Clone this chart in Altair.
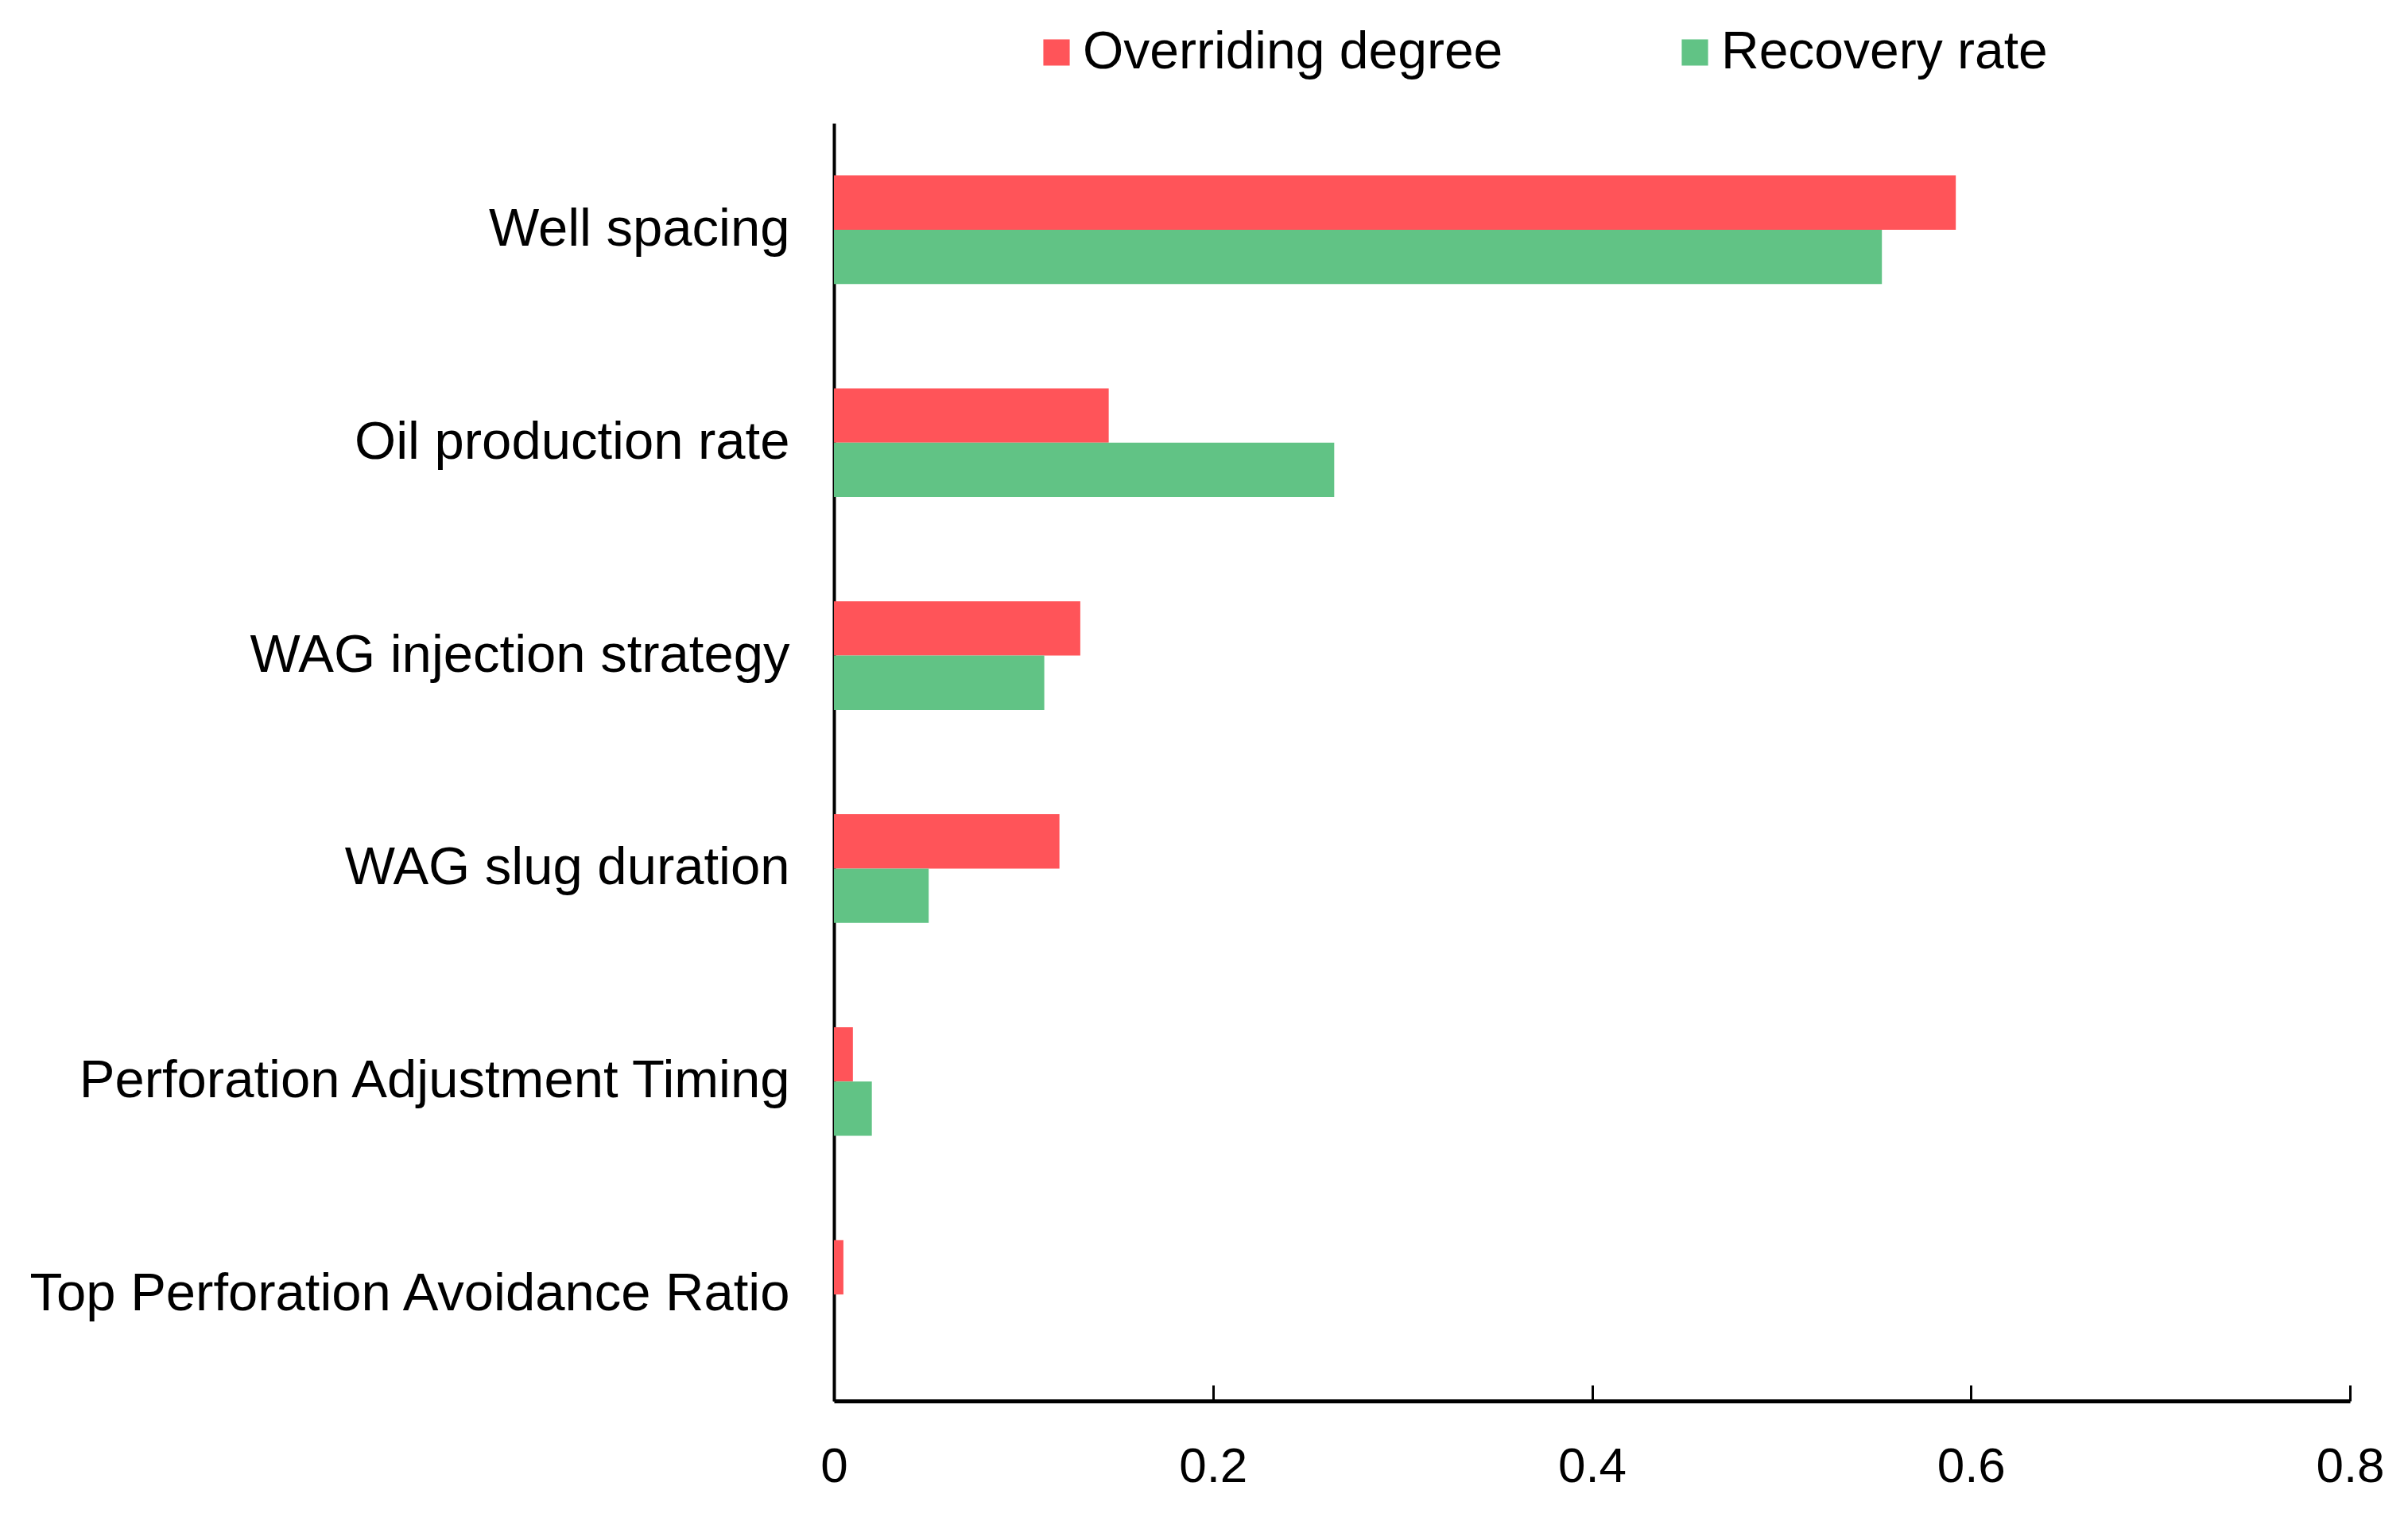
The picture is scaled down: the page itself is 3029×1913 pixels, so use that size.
import altair as alt
import pandas as pd

categories = [
    "Well spacing",
    "Oil production rate",
    "WAG injection strategy",
    "WAG slug duration",
    "Perforation Adjustment Timing",
    "Top Perforation Avoidance Ratio",
]
series = ["Overriding degree", "Recovery rate"]
overriding = [0.592, 0.145, 0.130, 0.119, 0.010, 0.005]
recovery = [0.553, 0.264, 0.111, 0.050, 0.020, 0.0]
colors = ["#FF5459", "#61C385"]
x_ticks = [0, 0.2, 0.4, 0.6, 0.8]

rows = []
for c, o, r in zip(categories, overriding, recovery):
    rows.append({"factor": c, "series": series[0], "value": o})
    rows.append({"factor": c, "series": series[1], "value": r})
df = pd.DataFrame(rows)

FONT = "Liberation Sans"

chart = (
    alt.Chart(df)
    .mark_bar()
    .encode(
        y=alt.Y(
            "factor:N",
            sort=categories,
            scale=alt.Scale(paddingInner=0.49, paddingOuter=0.245),
            axis=alt.Axis(
                title=None,
                ticks=False,
                labelFontSize=67,
                labelFont=FONT,
                labelColor="black",
                labelPadding=56,
                labelLimit=3000,
                domainColor="black",
                domainWidth=4,
                grid=False,
            ),
        ),
        yOffset=alt.YOffset("series:N", sort=series),
        x=alt.X(
            "value:Q",
            scale=alt.Scale(domain=[0, 0.8], nice=False),
            axis=alt.Axis(
                title=None,
                values=x_ticks,
                format=".1~f",
                labelFontSize=62,
                labelFont=FONT,
                labelColor="black",
                labelPadding=72,
                tickSize=alt.ExprRef("-20"),
                tickColor="black",
                tickWidth=3,
                domainColor="black",
                domainWidth=5,
                grid=False,
                labelFlush=False,
            ),
        ),
        color=alt.Color(
            "series:N",
            sort=series,
            scale=alt.Scale(domain=series, range=colors),
            legend=alt.Legend(
                title=None,
                orient="none",
                direction="horizontal",
                legendX=247,
                legendY=-122,
                symbolType="square",
                symbolSize=1100,
                symbolStrokeWidth=0,
                labelFontSize=66,
                labelFont=FONT,
                labelColor="black",
                labelLimit=3000,
                labelOffset=0,
                columnPadding=208,
                padding=0,
            ),
        ),
    )
    .properties(
        width=1907,
        height=1607,
        background="white",
        autosize=alt.AutoSizeParams(type="none"),
        padding={"left": 1041, "top": 147, "right": 65, "bottom": 143},
    )
    .configure_view(strokeWidth=0, stroke=None)
)

chart.save("out.html", embed_options={"renderer": "svg", "actions": False})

**WORK TO DO:** Give the data above again in full and unchanged, skipping the pictures.

**OUTPUT FOR THIS EXERCISE:**
Clone this chart in Altair.
The picture is scaled down: the page itself is 3029×1913 pixels, so use that size.
import altair as alt
import pandas as pd

categories = [
    "Well spacing",
    "Oil production rate",
    "WAG injection strategy",
    "WAG slug duration",
    "Perforation Adjustment Timing",
    "Top Perforation Avoidance Ratio",
]
series = ["Overriding degree", "Recovery rate"]
overriding = [0.592, 0.145, 0.130, 0.119, 0.010, 0.005]
recovery = [0.553, 0.264, 0.111, 0.050, 0.020, 0.0]
colors = ["#FF5459", "#61C385"]
x_ticks = [0, 0.2, 0.4, 0.6, 0.8]

rows = []
for c, o, r in zip(categories, overriding, recovery):
    rows.append({"factor": c, "series": series[0], "value": o})
    rows.append({"factor": c, "series": series[1], "value": r})
df = pd.DataFrame(rows)

FONT = "Liberation Sans"

chart = (
    alt.Chart(df)
    .mark_bar()
    .encode(
        y=alt.Y(
            "factor:N",
            sort=categories,
            scale=alt.Scale(paddingInner=0.49, paddingOuter=0.245),
            axis=alt.Axis(
                title=None,
                ticks=False,
                labelFontSize=67,
                labelFont=FONT,
                labelColor="black",
                labelPadding=56,
                labelLimit=3000,
                domainColor="black",
                domainWidth=4,
                grid=False,
            ),
        ),
        yOffset=alt.YOffset("series:N", sort=series),
        x=alt.X(
            "value:Q",
            scale=alt.Scale(domain=[0, 0.8], nice=False),
            axis=alt.Axis(
                title=None,
                values=x_ticks,
                format=".1~f",
                labelFontSize=62,
                labelFont=FONT,
                labelColor="black",
                labelPadding=72,
                tickSize=alt.ExprRef("-20"),
                tickColor="black",
                tickWidth=3,
                domainColor="black",
                domainWidth=5,
                grid=False,
                labelFlush=False,
            ),
        ),
        color=alt.Color(
            "series:N",
            sort=series,
            scale=alt.Scale(domain=series, range=colors),
            legend=alt.Legend(
                title=None,
                orient="none",
                direction="horizontal",
                legendX=247,
                legendY=-122,
                symbolType="square",
                symbolSize=1100,
                symbolStrokeWidth=0,
                labelFontSize=66,
                labelFont=FONT,
                labelColor="black",
                labelLimit=3000,
                labelOffset=0,
                columnPadding=208,
                padding=0,
            ),
        ),
    )
    .properties(
        width=1907,
        height=1607,
        background="white",
        autosize=alt.AutoSizeParams(type="none"),
        padding={"left": 1041, "top": 147, "right": 65, "bottom": 143},
    )
    .configure_view(strokeWidth=0, stroke=None)
)

chart.save("out.html", embed_options={"renderer": "svg", "actions": False})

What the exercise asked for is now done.